Q&A: Kant’s Analytic
Kant’s Analytic
Question
Hello,
About fifteen years ago I finished writing my doctoral dissertation on Immanuel Kant.
In my work I dove into Kant’s “Analytic.” In particular, I examined the imagination and the connection between this faculty of cognition and time in light of Kant’s remarks about number and the act of counting.
I would like to point out a very major error in your remarks about Kant in Truth and Not Stable:
Nowhere does Kant claim that all scientific propositions are synthetic a priori!
Kant presents only a very limited number of such propositions, namely the well-known “principles,”
and he also notes that all propositions of mathematics (arithmetic and geometry) are of this kind.
The latter receive this special status by virtue of their close connection to the forms of intuition, space and time (and this is not the place to spell out his rather non-simple justification for this).

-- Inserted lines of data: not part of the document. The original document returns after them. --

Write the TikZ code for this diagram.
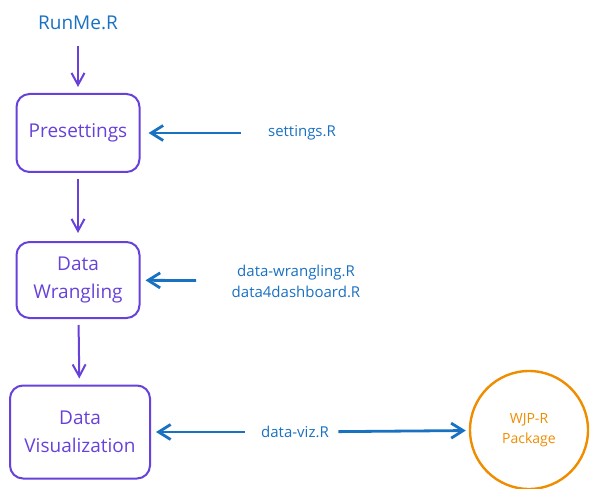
\documentclass[tikz,border=0pt]{standalone}
\usepackage{fontspec}
\setmainfont{Open Sans}
\usetikzlibrary{arrows.meta,positioning}
\definecolor{flowpurple}{HTML}{6741D9}
\definecolor{flowblue}{HTML}{1971C2}
\definecolor{floworange}{HTML}{F08C00}
\tikzstyle{stepnode}=[draw=flowpurple, text=flowpurple, line width=2pt, rounded corners=13pt, align=center, font=\fontsize{19}{28}\selectfont]
\tikzstyle{filenode}=[text=flowblue, align=center, font=\fontsize{15}{21}\selectfont]
\tikzstyle{pkgnode}=[draw=floworange, text=floworange, circle, line width=2.4pt, minimum size=118pt, align=center, font=\fontsize{14}{20}\selectfont]
\tikzstyle{stepFlow}=[line width=2pt, flowpurple, -{Straight Barb[length=12pt,width=13pt]}]
\tikzstyle{fileFlow}=[line width=2.8pt, flowblue, -{Straight Barb[length=12pt,width=15pt]}]

\begin{document}
\begin{tikzpicture}[x=1pt, y=-1pt]
    \useasboundingbox (0,0) rectangle (594,489);

    % nodes
    \node[text=flowblue, font=\fontsize{19}{25}\selectfont] (runme) at (78, 23) {RunMe.R};
    \node[stepnode, minimum width=123pt, minimum height=78pt] (presettings) at (78, 133) {Presettings};
    \node[stepnode, minimum width=123pt, minimum height=76pt] (wrangling) at (78, 280) {Data\\Wrangling};
    \node[stepnode, minimum width=140pt, minimum height=93pt] (visualization) at (80, 432) {Data\\Visualization};

    \node[filenode] (settings) at (302, 133) {settings.R};
    \node[filenode] (wranglingfiles) at (296, 281) {data-wrangling.R\\data4dashboard.R};
    \node[filenode] (vizfile) at (295, 432) {data-viz.R};
    \node[pkgnode] (wjpr) at (529, 430) {WJP-R\\Package};

    % Arcs
    \draw[stepFlow, shorten <=13pt, shorten >=6pt] (runme) -- (presettings);
    \draw[stepFlow, shorten <=6pt, shorten >=8pt] (presettings) -- (wrangling);
    \draw[stepFlow, shorten <=6pt, shorten >=6pt] (wrangling) -- (visualization);

    \draw[fileFlow, shorten <=24pt, shorten >=8pt] (settings) -- (presettings);
    \draw[fileFlow, shorten <=32pt, shorten >=5pt] (wranglingfiles) -- (wrangling);
    \draw[fileFlow, shorten <=13pt, shorten >=5pt] (vizfile) -- (visualization);
    \draw[fileFlow, shorten <=6pt, shorten >=3pt] (vizfile) -- (wjpr);

\end{tikzpicture}
\end{document}
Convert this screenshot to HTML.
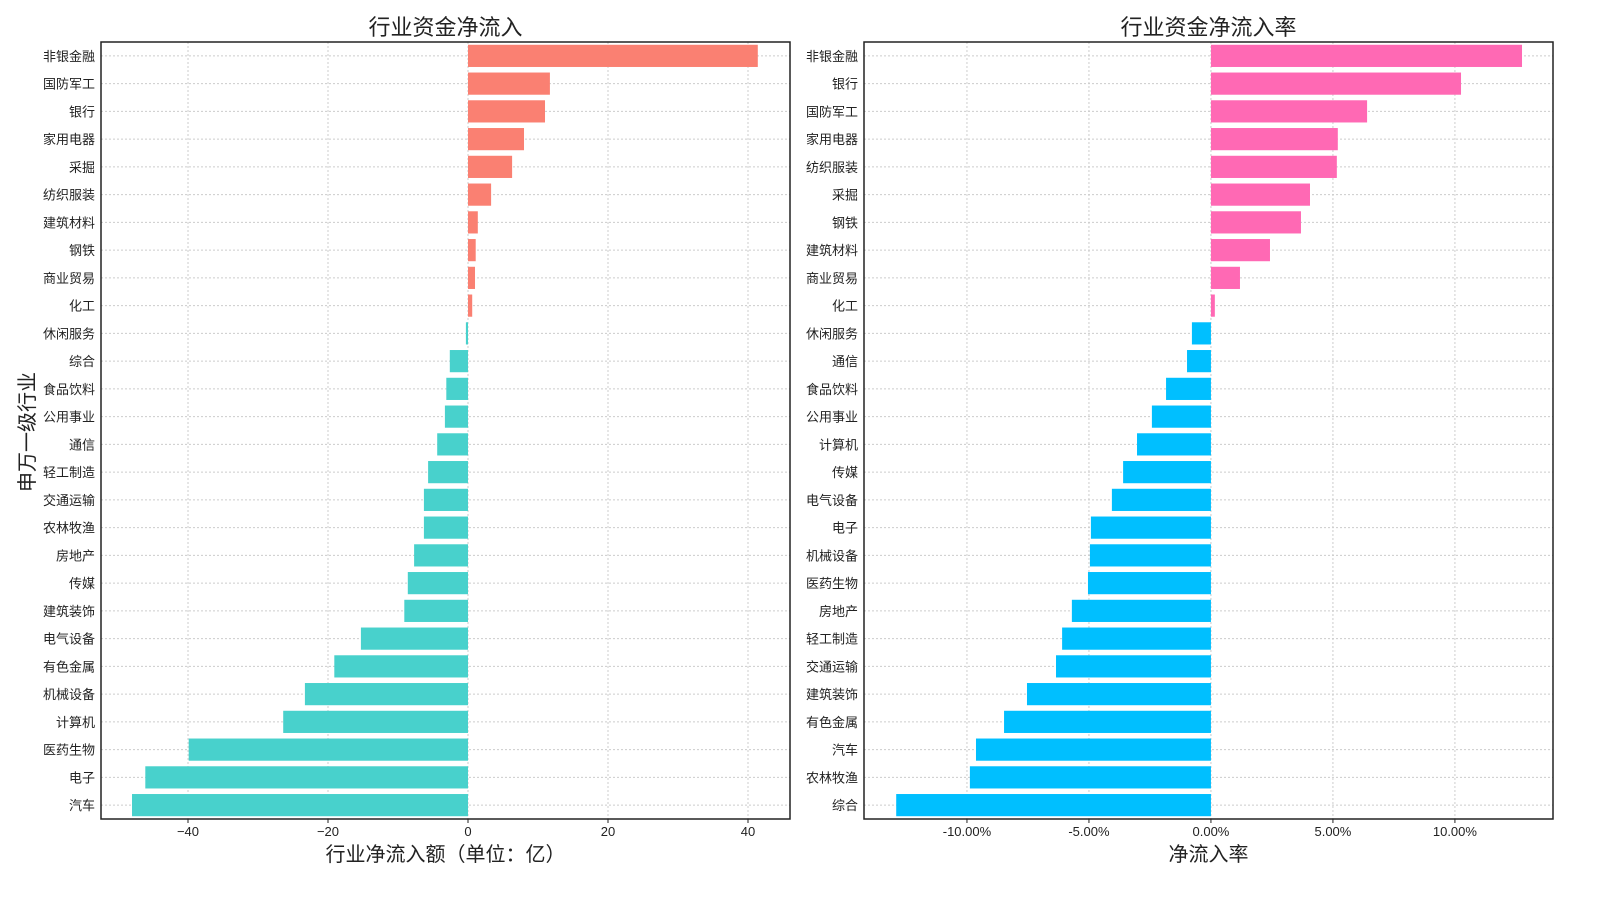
<!DOCTYPE html>
<html><head><meta charset="utf-8"><style>
body{margin:0;background:#fff;}
svg text{font-family:"Liberation Sans","Noto Sans CJK SC",sans-serif;fill:#222;}
</style></head><body>
<svg id="c" width="1600" height="900" xmlns="http://www.w3.org/2000/svg"></svg>
<script>
const leftCats=["非银金融","国防军工","银行","家用电器","采掘","纺织服装","建筑材料","钢铁","商业贸易","化工","休闲服务","综合","食品饮料","公用事业","通信","轻工制造","交通运输","农林牧渔","房地产","传媒","建筑装饰","电气设备","有色金属","机械设备","计算机","医药生物","电子","汽车"];
const leftVals=[41.4,11.7,11.0,8.0,6.3,3.3,1.4,1.1,1.0,0.6,-0.3,-2.6,-3.1,-3.3,-4.4,-5.7,-6.3,-6.3,-7.7,-8.6,-9.1,-15.3,-19.1,-23.3,-26.4,-39.9,-46.1,-48.0];
const leftTicks=[-40,-20,0,20,40];
const rightCats=["非银金融","银行","国防军工","家用电器","纺织服装","采掘","钢铁","建筑材料","商业贸易","化工","休闲服务","通信","食品饮料","公用事业","计算机","传媒","电气设备","电子","机械设备","医药生物","房地产","轻工制造","交通运输","建筑装饰","有色金属","汽车","农林牧渔","综合"];
const rightVals=[12.75,10.25,6.4,5.2,5.16,4.06,3.69,2.42,1.19,0.16,-0.78,-0.98,-1.84,-2.42,-3.03,-3.6,-4.06,-4.92,-4.96,-5.04,-5.7,-6.1,-6.35,-7.54,-8.48,-9.63,-9.88,-12.9];
const rightTicks=[-10,-5,0,5,10];
const svg=document.getElementById('c');
const NS="http://www.w3.org/2000/svg";
function mk(tag,attrs,parent){const e=document.createElementNS(NS,tag);for(const k in attrs)e.setAttribute(k,attrs[k]);(parent||svg).appendChild(e);return e;}
function panel(key,x0,x1,dmin,dmax,cats,vals,ticks,fmt,pos,neg,title,xlabel){
  const top=42,bot=819;
  const xs=v=>x0+(v-dmin)/(dmax-dmin)*(x1-x0);
  const band=(bot-top)/cats.length;
  const g=mk('g',{});
  
  
  ticks.forEach(t=>{
    const l=mk('line',{x1:xs(t),x2:xs(t),y1:top,y2:bot,stroke:'#ccc','stroke-dasharray':'2,2'},g);
    
    
    const tx=mk('text',{x:xs(t),y:bot+17,'text-anchor':'middle','font-size':13},g);
    tx.textContent=fmt(t);
    
    
    mk('line',{x1:xs(t),x2:xs(t),y1:bot,y2:bot+4,stroke:'#222'},g);
  });
  cats.forEach((c,i)=>{
    const cy=top+band*(i+0.5);
    const l=mk('line',{x1:x0,x2:x1,y1:cy,y2:cy,stroke:'#ccc','stroke-dasharray':'2,2'},g);
    
    
  });
  cats.forEach((c,i)=>{
    const cy=top+band*(i+0.5);const v=vals[i];
    const a=xs(Math.min(0,v)),b=xs(Math.max(0,v));
    const r=mk('rect',{x:a,y:cy-band*0.4,width:Math.max(b-a,0.5),height:band*0.8,fill:v>=0?pos:neg},g);
    
    
    const t=mk('text',{x:x0-6,y:cy+5,'text-anchor':'end','font-size':13},g);
    t.textContent=c;
    
    
  });
  const fr=mk('rect',{x:x0,y:top,width:x1-x0,height:bot-top,fill:'none',stroke:'#222','stroke-width':1.5},g);
  
  
  const tt=mk('text',{x:(x0+x1)/2,y:35,'text-anchor':'middle','font-size':22},g);
  tt.textContent=title;
  
  
  const xl=mk('text',{x:(x0+x1)/2,y:861,'text-anchor':'middle','font-size':20},g);
  xl.textContent=xlabel;
  
  
}
panel('left',101,790,-52.43,46.0,leftCats,leftVals,leftTicks,t=>t<0?'\u2212'+(-t):''+t,'#FA8072','#48D1CC','行业资金净流入','行业净流入额（单位：亿）');
panel('right',864,1553,-14.22,14.02,rightCats,rightVals,rightTicks,t=>t.toFixed(2)+'%','#FF69B4','#00BFFF','行业资金净流入率','净流入率');
const yl=mk('text',{x:0,y:0,'text-anchor':'middle','font-size':20,transform:'translate(34,432) rotate(-90)'});
yl.textContent='申万一级行业';


</script>
</body></html>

As for science, he concludes only that the proposition “Every event has a cause” is synthetic a priori.
But he does not present any concrete scientific proposition as such!
I am sorry that such a significant error found its way into your remarks.
I understand, of course, that your book seeks to paint a very broad subject with broad brushstrokes.
But this is not a case of summary forced by circumstances, but rather a substantive mistake.
It is this mistaken presentation that is “refuted” by you, but it is not Kant whom you are refuting in your remarks….
Best regards
Answer
Hello,
Thank you for the comment/correction. I no longer remember my exact wording, but my claim is this:
Kant formulates the category of the synthetic a priori. He includes within it causality and induction. In doing so, he thought he had solved the epistemological problem of skepticism: how it is possible to arrive at knowledge of the regularity of the world (the laws of nature).
The meaning of this is that the laws of nature, essentially, are also synthetic a priori, since it is impossible to arrive at them by experience alone. Of course, I am assuming here that although they contain empirical (a posteriori) components, in essence they are synthetic a priori, since the strength of the chain is determined by its weakest link.
As I understand it, this necessarily follows from his doctrine, even if he does not write it explicitly and speaks only about causality and induction. Without this, his words offer no solution at all to the epistemological problem (see Bergmann, Introduction to Epistemology, chapters 8–9).
So I assume you are right that my remarks are not a quotation but a reconstruction or reorganization of his doctrine. But in substance it is there.